> PROBLEM
Quote every line below exactly and skip any picture.

> DATA
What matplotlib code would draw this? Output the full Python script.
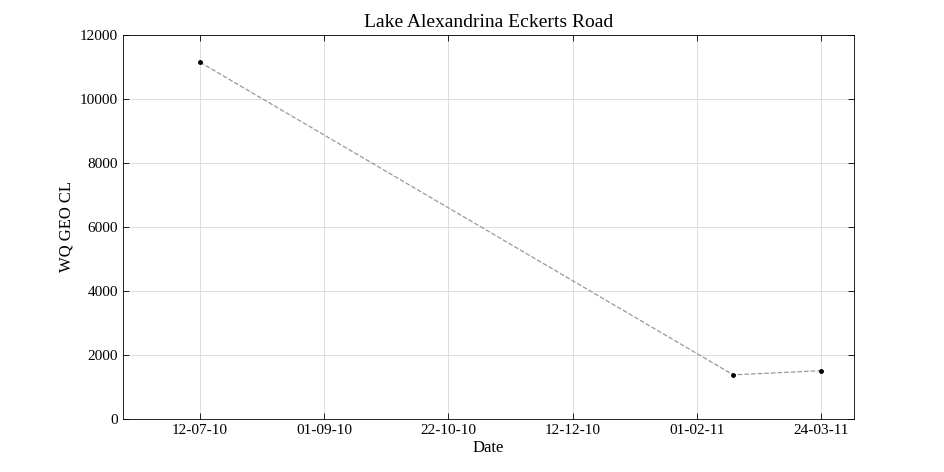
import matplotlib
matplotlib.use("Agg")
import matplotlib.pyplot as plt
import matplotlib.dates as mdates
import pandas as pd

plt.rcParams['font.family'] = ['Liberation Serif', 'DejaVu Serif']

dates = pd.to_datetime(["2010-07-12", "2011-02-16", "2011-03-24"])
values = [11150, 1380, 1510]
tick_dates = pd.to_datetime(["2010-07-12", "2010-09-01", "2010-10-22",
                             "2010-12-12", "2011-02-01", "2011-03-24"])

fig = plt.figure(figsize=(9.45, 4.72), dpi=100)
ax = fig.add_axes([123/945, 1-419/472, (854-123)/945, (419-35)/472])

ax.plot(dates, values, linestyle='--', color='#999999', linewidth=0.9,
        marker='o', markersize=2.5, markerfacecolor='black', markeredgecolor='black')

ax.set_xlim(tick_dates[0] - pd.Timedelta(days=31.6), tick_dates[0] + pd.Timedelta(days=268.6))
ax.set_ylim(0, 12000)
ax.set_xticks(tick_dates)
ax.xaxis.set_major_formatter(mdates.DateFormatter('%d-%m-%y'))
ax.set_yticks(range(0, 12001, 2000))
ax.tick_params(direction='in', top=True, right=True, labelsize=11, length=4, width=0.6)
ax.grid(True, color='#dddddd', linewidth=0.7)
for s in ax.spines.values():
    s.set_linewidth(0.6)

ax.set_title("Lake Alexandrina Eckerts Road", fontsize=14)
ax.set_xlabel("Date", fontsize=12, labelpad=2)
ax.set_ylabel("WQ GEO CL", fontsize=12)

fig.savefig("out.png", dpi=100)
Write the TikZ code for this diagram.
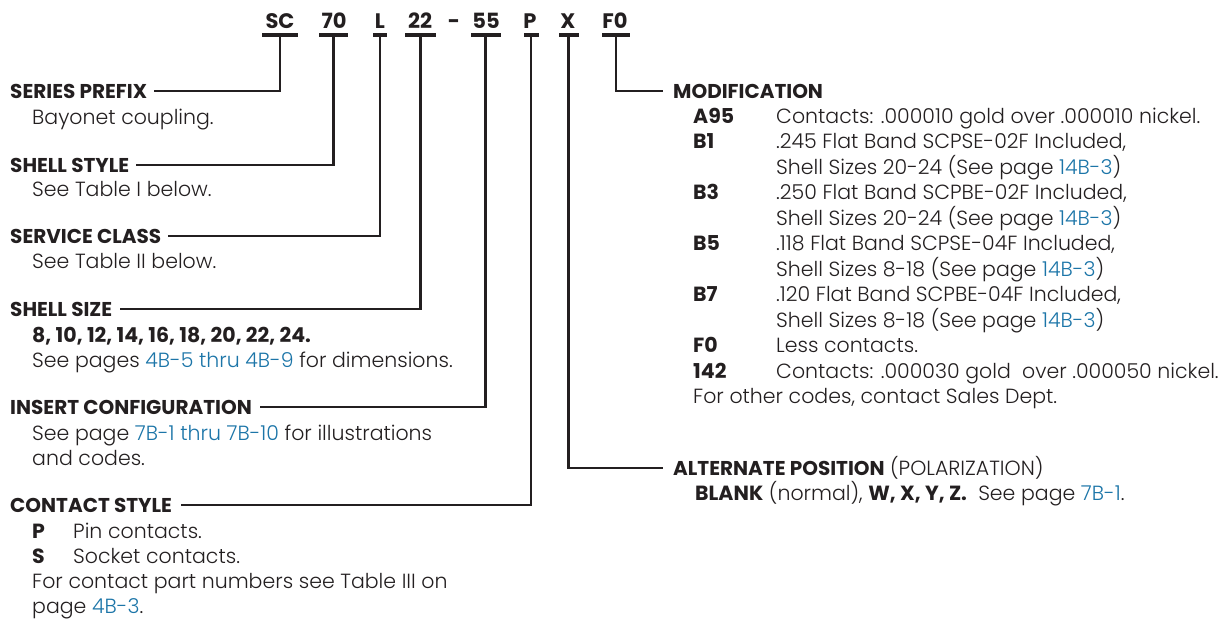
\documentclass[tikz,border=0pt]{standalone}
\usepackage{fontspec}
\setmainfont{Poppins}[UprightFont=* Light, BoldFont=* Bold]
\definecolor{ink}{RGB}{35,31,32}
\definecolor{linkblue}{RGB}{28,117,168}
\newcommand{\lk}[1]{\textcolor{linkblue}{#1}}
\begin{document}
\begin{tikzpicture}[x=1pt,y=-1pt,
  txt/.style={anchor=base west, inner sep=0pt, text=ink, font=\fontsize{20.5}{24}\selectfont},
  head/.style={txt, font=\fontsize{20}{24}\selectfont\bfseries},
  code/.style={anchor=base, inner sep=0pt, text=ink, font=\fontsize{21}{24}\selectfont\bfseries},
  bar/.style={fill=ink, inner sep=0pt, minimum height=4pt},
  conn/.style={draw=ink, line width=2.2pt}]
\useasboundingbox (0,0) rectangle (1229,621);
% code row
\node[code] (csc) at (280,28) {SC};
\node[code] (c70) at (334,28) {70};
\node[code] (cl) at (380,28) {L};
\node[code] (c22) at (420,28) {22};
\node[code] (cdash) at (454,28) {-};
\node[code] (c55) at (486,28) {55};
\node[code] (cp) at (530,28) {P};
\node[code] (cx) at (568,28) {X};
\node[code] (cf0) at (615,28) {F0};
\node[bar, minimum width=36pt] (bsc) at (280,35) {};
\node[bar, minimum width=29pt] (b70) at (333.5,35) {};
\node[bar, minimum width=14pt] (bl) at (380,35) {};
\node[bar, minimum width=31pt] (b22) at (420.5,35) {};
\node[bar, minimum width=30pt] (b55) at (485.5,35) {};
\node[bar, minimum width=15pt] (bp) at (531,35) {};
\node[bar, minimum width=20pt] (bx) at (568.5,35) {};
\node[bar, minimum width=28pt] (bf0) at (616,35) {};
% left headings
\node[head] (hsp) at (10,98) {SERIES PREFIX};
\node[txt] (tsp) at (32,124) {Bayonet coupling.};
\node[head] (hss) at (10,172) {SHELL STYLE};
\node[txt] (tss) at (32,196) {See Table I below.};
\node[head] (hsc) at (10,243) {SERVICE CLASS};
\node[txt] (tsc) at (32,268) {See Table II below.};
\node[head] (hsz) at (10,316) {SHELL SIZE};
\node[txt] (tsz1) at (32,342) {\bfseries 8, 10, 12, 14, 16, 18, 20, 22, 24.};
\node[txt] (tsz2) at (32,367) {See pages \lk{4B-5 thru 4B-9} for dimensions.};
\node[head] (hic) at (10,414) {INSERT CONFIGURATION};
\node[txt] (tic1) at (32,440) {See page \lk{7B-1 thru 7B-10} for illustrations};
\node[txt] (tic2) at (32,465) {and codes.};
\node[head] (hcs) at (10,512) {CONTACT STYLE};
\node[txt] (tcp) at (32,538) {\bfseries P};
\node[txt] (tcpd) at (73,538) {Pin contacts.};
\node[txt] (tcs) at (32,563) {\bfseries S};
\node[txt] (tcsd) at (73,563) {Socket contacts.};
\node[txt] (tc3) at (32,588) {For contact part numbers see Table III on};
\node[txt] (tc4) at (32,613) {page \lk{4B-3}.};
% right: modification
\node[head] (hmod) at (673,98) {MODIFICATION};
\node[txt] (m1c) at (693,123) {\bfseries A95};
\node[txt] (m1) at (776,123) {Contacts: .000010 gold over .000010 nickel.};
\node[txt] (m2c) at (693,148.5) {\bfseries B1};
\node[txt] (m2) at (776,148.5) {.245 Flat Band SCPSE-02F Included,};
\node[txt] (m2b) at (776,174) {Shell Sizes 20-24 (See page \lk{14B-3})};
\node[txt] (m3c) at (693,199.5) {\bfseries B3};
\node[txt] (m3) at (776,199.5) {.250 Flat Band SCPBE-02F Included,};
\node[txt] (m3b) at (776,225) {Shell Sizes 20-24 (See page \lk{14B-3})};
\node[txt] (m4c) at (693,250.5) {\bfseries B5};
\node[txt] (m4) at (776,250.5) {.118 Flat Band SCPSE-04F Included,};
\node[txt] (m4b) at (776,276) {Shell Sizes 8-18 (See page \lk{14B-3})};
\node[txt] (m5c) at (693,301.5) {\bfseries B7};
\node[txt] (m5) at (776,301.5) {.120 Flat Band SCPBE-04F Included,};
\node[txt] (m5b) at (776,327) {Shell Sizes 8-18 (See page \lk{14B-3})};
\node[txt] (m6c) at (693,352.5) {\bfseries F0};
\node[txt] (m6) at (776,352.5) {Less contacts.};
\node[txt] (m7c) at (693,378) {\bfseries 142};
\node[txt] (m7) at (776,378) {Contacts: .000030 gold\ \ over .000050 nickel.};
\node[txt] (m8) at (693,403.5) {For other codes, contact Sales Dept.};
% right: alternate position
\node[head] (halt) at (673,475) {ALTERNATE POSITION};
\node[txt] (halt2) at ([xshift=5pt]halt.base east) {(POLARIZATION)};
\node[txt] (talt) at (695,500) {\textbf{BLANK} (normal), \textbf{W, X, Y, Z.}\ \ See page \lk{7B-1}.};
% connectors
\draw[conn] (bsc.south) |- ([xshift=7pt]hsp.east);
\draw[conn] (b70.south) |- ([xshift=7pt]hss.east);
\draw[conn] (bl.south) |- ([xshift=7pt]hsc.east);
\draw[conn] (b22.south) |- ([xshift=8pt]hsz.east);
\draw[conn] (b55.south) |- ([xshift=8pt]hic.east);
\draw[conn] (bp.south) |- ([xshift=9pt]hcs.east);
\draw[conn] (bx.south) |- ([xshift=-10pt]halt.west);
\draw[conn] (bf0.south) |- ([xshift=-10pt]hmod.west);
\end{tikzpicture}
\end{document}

> IN RESPONSE
What matplotlib code would draw this? Output the full Python script.
import matplotlib
matplotlib.use("Agg")
import matplotlib.pyplot as plt
import matplotlib.dates as mdates
import pandas as pd

plt.rcParams['font.family'] = ['Liberation Serif', 'DejaVu Serif']

dates = pd.to_datetime(["2010-07-12", "2011-02-16", "2011-03-24"])
values = [11150, 1380, 1510]
tick_dates = pd.to_datetime(["2010-07-12", "2010-09-01", "2010-10-22",
                             "2010-12-12", "2011-02-01", "2011-03-24"])

fig = plt.figure(figsize=(9.45, 4.72), dpi=100)
ax = fig.add_axes([123/945, 1-419/472, (854-123)/945, (419-35)/472])

ax.plot(dates, values, linestyle='--', color='#999999', linewidth=0.9,
        marker='o', markersize=2.5, markerfacecolor='black', markeredgecolor='black')

ax.set_xlim(tick_dates[0] - pd.Timedelta(days=31.6), tick_dates[0] + pd.Timedelta(days=268.6))
ax.set_ylim(0, 12000)
ax.set_xticks(tick_dates)
ax.xaxis.set_major_formatter(mdates.DateFormatter('%d-%m-%y'))
ax.set_yticks(range(0, 12001, 2000))
ax.tick_params(direction='in', top=True, right=True, labelsize=11, length=4, width=0.6)
ax.grid(True, color='#dddddd', linewidth=0.7)
for s in ax.spines.values():
    s.set_linewidth(0.6)

ax.set_title("Lake Alexandrina Eckerts Road", fontsize=14)
ax.set_xlabel("Date", fontsize=12, labelpad=2)
ax.set_ylabel("WQ GEO CL", fontsize=12)

fig.savefig("out.png", dpi=100)
Write the TikZ code for this diagram.
\documentclass[tikz,border=0pt]{standalone}
\usepackage{fontspec}
\setmainfont{Poppins}[UprightFont=* Light, BoldFont=* Bold]
\definecolor{ink}{RGB}{35,31,32}
\definecolor{linkblue}{RGB}{28,117,168}
\newcommand{\lk}[1]{\textcolor{linkblue}{#1}}
\begin{document}
\begin{tikzpicture}[x=1pt,y=-1pt,
  txt/.style={anchor=base west, inner sep=0pt, text=ink, font=\fontsize{20.5}{24}\selectfont},
  head/.style={txt, font=\fontsize{20}{24}\selectfont\bfseries},
  code/.style={anchor=base, inner sep=0pt, text=ink, font=\fontsize{21}{24}\selectfont\bfseries},
  bar/.style={fill=ink, inner sep=0pt, minimum height=4pt},
  conn/.style={draw=ink, line width=2.2pt}]
\useasboundingbox (0,0) rectangle (1229,621);
% code row
\node[code] (csc) at (280,28) {SC};
\node[code] (c70) at (334,28) {70};
\node[code] (cl) at (380,28) {L};
\node[code] (c22) at (420,28) {22};
\node[code] (cdash) at (454,28) {-};
\node[code] (c55) at (486,28) {55};
\node[code] (cp) at (530,28) {P};
\node[code] (cx) at (568,28) {X};
\node[code] (cf0) at (615,28) {F0};
\node[bar, minimum width=36pt] (bsc) at (280,35) {};
\node[bar, minimum width=29pt] (b70) at (333.5,35) {};
\node[bar, minimum width=14pt] (bl) at (380,35) {};
\node[bar, minimum width=31pt] (b22) at (420.5,35) {};
\node[bar, minimum width=30pt] (b55) at (485.5,35) {};
\node[bar, minimum width=15pt] (bp) at (531,35) {};
\node[bar, minimum width=20pt] (bx) at (568.5,35) {};
\node[bar, minimum width=28pt] (bf0) at (616,35) {};
% left headings
\node[head] (hsp) at (10,98) {SERIES PREFIX};
\node[txt] (tsp) at (32,124) {Bayonet coupling.};
\node[head] (hss) at (10,172) {SHELL STYLE};
\node[txt] (tss) at (32,196) {See Table I below.};
\node[head] (hsc) at (10,243) {SERVICE CLASS};
\node[txt] (tsc) at (32,268) {See Table II below.};
\node[head] (hsz) at (10,316) {SHELL SIZE};
\node[txt] (tsz1) at (32,342) {\bfseries 8, 10, 12, 14, 16, 18, 20, 22, 24.};
\node[txt] (tsz2) at (32,367) {See pages \lk{4B-5 thru 4B-9} for dimensions.};
\node[head] (hic) at (10,414) {INSERT CONFIGURATION};
\node[txt] (tic1) at (32,440) {See page \lk{7B-1 thru 7B-10} for illustrations};
\node[txt] (tic2) at (32,465) {and codes.};
\node[head] (hcs) at (10,512) {CONTACT STYLE};
\node[txt] (tcp) at (32,538) {\bfseries P};
\node[txt] (tcpd) at (73,538) {Pin contacts.};
\node[txt] (tcs) at (32,563) {\bfseries S};
\node[txt] (tcsd) at (73,563) {Socket contacts.};
\node[txt] (tc3) at (32,588) {For contact part numbers see Table III on};
\node[txt] (tc4) at (32,613) {page \lk{4B-3}.};
% right: modification
\node[head] (hmod) at (673,98) {MODIFICATION};
\node[txt] (m1c) at (693,123) {\bfseries A95};
\node[txt] (m1) at (776,123) {Contacts: .000010 gold over .000010 nickel.};
\node[txt] (m2c) at (693,148.5) {\bfseries B1};
\node[txt] (m2) at (776,148.5) {.245 Flat Band SCPSE-02F Included,};
\node[txt] (m2b) at (776,174) {Shell Sizes 20-24 (See page \lk{14B-3})};
\node[txt] (m3c) at (693,199.5) {\bfseries B3};
\node[txt] (m3) at (776,199.5) {.250 Flat Band SCPBE-02F Included,};
\node[txt] (m3b) at (776,225) {Shell Sizes 20-24 (See page \lk{14B-3})};
\node[txt] (m4c) at (693,250.5) {\bfseries B5};
\node[txt] (m4) at (776,250.5) {.118 Flat Band SCPSE-04F Included,};
\node[txt] (m4b) at (776,276) {Shell Sizes 8-18 (See page \lk{14B-3})};
\node[txt] (m5c) at (693,301.5) {\bfseries B7};
\node[txt] (m5) at (776,301.5) {.120 Flat Band SCPBE-04F Included,};
\node[txt] (m5b) at (776,327) {Shell Sizes 8-18 (See page \lk{14B-3})};
\node[txt] (m6c) at (693,352.5) {\bfseries F0};
\node[txt] (m6) at (776,352.5) {Less contacts.};
\node[txt] (m7c) at (693,378) {\bfseries 142};
\node[txt] (m7) at (776,378) {Contacts: .000030 gold\ \ over .000050 nickel.};
\node[txt] (m8) at (693,403.5) {For other codes, contact Sales Dept.};
% right: alternate position
\node[head] (halt) at (673,475) {ALTERNATE POSITION};
\node[txt] (halt2) at ([xshift=5pt]halt.base east) {(POLARIZATION)};
\node[txt] (talt) at (695,500) {\textbf{BLANK} (normal), \textbf{W, X, Y, Z.}\ \ See page \lk{7B-1}.};
% connectors
\draw[conn] (bsc.south) |- ([xshift=7pt]hsp.east);
\draw[conn] (b70.south) |- ([xshift=7pt]hss.east);
\draw[conn] (bl.south) |- ([xshift=7pt]hsc.east);
\draw[conn] (b22.south) |- ([xshift=8pt]hsz.east);
\draw[conn] (b55.south) |- ([xshift=8pt]hic.east);
\draw[conn] (bp.south) |- ([xshift=9pt]hcs.east);
\draw[conn] (bx.south) |- ([xshift=-10pt]halt.west);
\draw[conn] (bf0.south) |- ([xshift=-10pt]hmod.west);
\end{tikzpicture}
\end{document}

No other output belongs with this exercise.